> _The task_:
Find every line below that contains the word "this" and copy it out.

> _Record extracts_:

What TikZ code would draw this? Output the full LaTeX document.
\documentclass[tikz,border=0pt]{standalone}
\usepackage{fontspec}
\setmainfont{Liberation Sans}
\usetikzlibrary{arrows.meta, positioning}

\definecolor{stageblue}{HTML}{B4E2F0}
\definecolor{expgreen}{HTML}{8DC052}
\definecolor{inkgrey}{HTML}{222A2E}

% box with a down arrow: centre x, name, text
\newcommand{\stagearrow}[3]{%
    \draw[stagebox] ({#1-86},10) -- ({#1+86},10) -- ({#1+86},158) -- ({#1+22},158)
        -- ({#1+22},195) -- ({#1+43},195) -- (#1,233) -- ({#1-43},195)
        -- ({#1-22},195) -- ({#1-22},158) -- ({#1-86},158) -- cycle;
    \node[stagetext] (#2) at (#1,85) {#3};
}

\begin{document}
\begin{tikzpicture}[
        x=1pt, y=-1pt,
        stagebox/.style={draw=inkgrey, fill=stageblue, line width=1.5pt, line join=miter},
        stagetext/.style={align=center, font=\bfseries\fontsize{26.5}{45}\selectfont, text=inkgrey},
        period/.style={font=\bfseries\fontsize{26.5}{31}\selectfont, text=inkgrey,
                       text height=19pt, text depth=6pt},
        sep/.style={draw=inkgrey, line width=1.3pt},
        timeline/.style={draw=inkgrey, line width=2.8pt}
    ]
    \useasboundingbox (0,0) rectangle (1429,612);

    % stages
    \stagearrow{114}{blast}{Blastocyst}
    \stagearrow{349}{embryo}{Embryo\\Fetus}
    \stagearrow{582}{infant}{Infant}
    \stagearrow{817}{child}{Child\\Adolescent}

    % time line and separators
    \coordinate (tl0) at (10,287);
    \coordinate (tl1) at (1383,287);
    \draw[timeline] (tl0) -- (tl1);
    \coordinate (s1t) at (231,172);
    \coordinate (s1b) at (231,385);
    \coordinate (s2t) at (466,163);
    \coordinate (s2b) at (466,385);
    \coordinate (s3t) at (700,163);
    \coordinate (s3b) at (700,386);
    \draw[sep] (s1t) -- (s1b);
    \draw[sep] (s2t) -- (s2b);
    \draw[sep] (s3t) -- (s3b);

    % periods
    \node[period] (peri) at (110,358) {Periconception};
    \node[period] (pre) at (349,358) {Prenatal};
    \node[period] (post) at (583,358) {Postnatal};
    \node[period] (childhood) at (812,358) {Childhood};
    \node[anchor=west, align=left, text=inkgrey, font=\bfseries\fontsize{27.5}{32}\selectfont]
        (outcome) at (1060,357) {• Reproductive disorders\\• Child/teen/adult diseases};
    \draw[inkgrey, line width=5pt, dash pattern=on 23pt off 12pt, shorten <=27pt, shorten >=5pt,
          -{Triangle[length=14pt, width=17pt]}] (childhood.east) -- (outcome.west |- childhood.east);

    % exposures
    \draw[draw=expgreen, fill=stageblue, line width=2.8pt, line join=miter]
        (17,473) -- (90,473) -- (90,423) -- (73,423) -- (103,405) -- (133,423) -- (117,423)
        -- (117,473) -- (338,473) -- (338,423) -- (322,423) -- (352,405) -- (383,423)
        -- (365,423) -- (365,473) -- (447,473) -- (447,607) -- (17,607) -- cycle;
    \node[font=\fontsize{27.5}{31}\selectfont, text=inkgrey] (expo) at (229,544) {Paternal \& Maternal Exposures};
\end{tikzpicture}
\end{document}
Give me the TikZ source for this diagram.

> _Output below_:
What TikZ code would draw this? Output the full LaTeX document.
Give me the TikZ source for this diagram.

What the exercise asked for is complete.